Camille Rousseau

The journey to the day job, despite being a right royal pain in the ar$e and a lesson in the endurance of public transport, takes me along a street which boasts some lovely eateries. Most of these are of the bistro variety, each having it’s own unique identity and offering everything from French cuisine to Chinese take-away’s. And nestled in the midst’s of these is a branch of Zizzi’s Italian Restaurants. Barely a month goes by without one or more of these businesses undergoing a refurbishment. Lately, it’s been the turn of Zizzi’s and whoever was in charge of the refit has done a sterling job.

Anyone who knows me knows that food and I are hardly the best of friends. Some would call me a fussy eater. I say that I just know what I like. Fortunately, Italian cuisine is one of the few types of menu from which I’m able to find something that I can actually eat. But that’s another story…

Because Zizzi is a chain one could easily be forgiven for thinking that each of it’s restaurants would look like the next. But this appears to be anything but true. To lend weight to this, the powers in charge of the refit have commissioned a wonderful mural from talented French artist Camille Rousseau.

The route to my office takes me past Zizzi’s and fortunately this part of my daily journey is on foot. So for a week or so I’ve been able to check the refurbishment progress on almost a daily basis. I became particularly excited when, early one morning, a delivery of Emeco Navy Chairs were being unloaded from the back of a van. I knew then that something special was happening. Over the next few days my lunchtime walk took me past Zizz’s expanse of picture windows and through these I’d been fortunate to witness the development of their mural.

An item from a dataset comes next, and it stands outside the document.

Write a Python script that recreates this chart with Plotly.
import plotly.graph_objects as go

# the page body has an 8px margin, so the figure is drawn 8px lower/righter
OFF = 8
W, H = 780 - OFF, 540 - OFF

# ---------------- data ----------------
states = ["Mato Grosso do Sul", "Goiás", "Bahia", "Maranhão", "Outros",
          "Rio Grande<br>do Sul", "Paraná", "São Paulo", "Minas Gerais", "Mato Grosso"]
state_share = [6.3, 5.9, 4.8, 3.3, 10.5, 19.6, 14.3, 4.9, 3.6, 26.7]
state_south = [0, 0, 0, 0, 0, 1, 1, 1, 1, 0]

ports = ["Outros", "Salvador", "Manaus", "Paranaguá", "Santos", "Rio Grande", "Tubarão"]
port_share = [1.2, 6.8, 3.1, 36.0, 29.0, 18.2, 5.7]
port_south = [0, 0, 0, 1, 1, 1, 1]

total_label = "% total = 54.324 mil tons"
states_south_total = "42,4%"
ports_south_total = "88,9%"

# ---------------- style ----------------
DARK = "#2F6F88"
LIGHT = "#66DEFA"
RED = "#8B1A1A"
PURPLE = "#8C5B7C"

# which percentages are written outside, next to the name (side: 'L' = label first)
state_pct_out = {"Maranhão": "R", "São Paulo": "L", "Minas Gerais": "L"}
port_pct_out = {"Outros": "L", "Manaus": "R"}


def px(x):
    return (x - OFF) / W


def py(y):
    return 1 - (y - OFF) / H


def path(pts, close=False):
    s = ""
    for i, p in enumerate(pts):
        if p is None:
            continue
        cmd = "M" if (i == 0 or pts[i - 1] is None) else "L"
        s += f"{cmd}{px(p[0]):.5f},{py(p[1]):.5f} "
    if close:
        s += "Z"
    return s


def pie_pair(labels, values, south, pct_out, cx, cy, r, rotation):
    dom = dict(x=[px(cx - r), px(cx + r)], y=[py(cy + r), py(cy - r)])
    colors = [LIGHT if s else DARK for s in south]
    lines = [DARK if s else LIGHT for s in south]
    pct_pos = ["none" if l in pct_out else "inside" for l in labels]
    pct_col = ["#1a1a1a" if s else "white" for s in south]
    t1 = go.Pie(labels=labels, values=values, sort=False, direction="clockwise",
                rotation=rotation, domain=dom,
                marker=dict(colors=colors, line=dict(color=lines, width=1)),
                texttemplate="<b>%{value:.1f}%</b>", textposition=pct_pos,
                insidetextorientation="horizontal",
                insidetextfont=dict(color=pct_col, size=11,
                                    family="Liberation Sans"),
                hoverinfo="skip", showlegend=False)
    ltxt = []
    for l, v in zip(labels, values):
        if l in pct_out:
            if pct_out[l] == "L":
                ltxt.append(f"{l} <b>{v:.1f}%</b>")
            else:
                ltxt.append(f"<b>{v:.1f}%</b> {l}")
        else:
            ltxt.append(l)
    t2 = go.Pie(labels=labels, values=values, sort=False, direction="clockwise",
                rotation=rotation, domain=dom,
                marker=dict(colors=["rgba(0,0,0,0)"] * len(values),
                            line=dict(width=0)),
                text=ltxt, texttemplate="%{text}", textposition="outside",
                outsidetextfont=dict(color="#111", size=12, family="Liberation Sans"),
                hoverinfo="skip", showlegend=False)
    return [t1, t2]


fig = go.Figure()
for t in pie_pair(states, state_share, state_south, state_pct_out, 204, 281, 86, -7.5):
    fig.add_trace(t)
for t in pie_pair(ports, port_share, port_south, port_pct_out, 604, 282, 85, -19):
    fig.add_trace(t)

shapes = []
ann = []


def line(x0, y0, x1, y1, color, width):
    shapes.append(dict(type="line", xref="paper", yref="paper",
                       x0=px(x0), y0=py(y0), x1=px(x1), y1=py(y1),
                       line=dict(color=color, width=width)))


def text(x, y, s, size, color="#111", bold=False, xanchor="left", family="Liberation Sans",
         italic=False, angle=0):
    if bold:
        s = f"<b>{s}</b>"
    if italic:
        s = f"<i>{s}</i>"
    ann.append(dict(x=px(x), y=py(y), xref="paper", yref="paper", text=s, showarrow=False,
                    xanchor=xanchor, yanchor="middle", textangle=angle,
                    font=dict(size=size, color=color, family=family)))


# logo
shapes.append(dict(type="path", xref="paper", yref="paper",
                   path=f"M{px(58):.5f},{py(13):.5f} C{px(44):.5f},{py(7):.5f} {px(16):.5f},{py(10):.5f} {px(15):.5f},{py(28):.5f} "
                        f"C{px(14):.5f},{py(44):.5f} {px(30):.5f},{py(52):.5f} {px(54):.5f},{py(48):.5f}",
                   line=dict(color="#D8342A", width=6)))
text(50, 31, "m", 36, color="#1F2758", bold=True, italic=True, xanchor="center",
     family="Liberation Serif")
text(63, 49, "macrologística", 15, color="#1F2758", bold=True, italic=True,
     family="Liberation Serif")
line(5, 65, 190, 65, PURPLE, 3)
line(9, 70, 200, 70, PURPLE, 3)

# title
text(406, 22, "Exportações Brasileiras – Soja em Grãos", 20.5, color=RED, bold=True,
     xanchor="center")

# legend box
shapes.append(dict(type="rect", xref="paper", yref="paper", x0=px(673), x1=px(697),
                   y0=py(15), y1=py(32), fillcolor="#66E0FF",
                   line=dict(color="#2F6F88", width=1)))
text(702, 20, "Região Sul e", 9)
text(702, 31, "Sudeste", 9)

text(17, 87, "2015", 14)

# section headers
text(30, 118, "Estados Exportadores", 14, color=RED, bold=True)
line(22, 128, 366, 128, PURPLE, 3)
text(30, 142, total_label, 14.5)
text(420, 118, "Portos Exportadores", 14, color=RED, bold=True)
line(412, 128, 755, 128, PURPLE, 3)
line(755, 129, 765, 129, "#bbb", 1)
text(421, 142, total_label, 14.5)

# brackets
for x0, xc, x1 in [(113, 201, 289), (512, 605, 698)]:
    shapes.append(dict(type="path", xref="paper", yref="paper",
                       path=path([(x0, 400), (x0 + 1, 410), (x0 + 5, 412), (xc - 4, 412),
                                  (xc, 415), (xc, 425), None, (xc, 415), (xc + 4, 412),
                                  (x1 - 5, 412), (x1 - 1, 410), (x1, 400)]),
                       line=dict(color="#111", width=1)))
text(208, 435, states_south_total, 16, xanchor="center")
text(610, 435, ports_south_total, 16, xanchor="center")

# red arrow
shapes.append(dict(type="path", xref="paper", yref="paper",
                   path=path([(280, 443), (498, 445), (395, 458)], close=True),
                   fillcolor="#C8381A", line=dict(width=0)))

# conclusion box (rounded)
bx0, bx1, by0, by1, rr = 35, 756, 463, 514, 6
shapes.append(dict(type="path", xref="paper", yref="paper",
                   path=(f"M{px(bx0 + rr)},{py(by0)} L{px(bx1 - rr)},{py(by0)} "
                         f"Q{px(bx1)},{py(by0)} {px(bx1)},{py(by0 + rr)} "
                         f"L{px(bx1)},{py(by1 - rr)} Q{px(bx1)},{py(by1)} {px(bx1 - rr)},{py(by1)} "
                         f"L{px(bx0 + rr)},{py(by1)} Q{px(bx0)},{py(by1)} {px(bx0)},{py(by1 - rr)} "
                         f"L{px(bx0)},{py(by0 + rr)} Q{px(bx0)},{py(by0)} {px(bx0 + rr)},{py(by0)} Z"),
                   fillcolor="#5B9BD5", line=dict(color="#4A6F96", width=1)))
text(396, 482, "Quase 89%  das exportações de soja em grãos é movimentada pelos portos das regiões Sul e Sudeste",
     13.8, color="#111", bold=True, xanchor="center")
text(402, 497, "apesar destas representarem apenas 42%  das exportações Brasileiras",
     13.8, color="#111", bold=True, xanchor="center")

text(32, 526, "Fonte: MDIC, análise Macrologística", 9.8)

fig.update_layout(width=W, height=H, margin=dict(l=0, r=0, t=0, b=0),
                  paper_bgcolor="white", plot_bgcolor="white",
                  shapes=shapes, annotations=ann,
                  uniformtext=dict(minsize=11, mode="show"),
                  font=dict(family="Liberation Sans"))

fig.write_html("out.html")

I’d been catching it in various stages of completion although the artist was never working on it. To my delight, on the final day, I caught a glimpse of Camille at work. Of course I didn’t know who she was at the time, figuring that she was one of the interior designer’s or a local artist perhaps. As I passed the windows this final time, Camille had stopped work as she was being filmed by a fellow over in the corner. I glanced in, she glanced out. I like to think that my smile showed an appreciation for her work, but she looked away again and was quickly back to the job in hand.

Jump forward a few days. In my inbox sat a Zizzi’s newsletter. Now I can’t remember ever subscribing to this, which in itself is spooky, but the newsletter boasted about the refurbishment and in particular introduced Camille as the artist I’d seen. They were even helpful enough to give a link to a YouTube video of the murals creation. So that’s what the camera guy was up to.

If you play the video, at the 1min 53sec mark, you’ll see where we exchanged glances and although I’m not actually in the shot trust me, I am on the other side of that window (ignore the startled look on Camille’s face though, I have that effect on all the ladies).

I’ve since found out that Camille has also completed a mural for a Zizzi’s in a new development at Central St. Giles in London.

Camille’s client list is impressive boasting the likes of The East India Company, Zizzi Restaurant, Wallpaper* Magazine, Diesel, and Blueprint Magazine.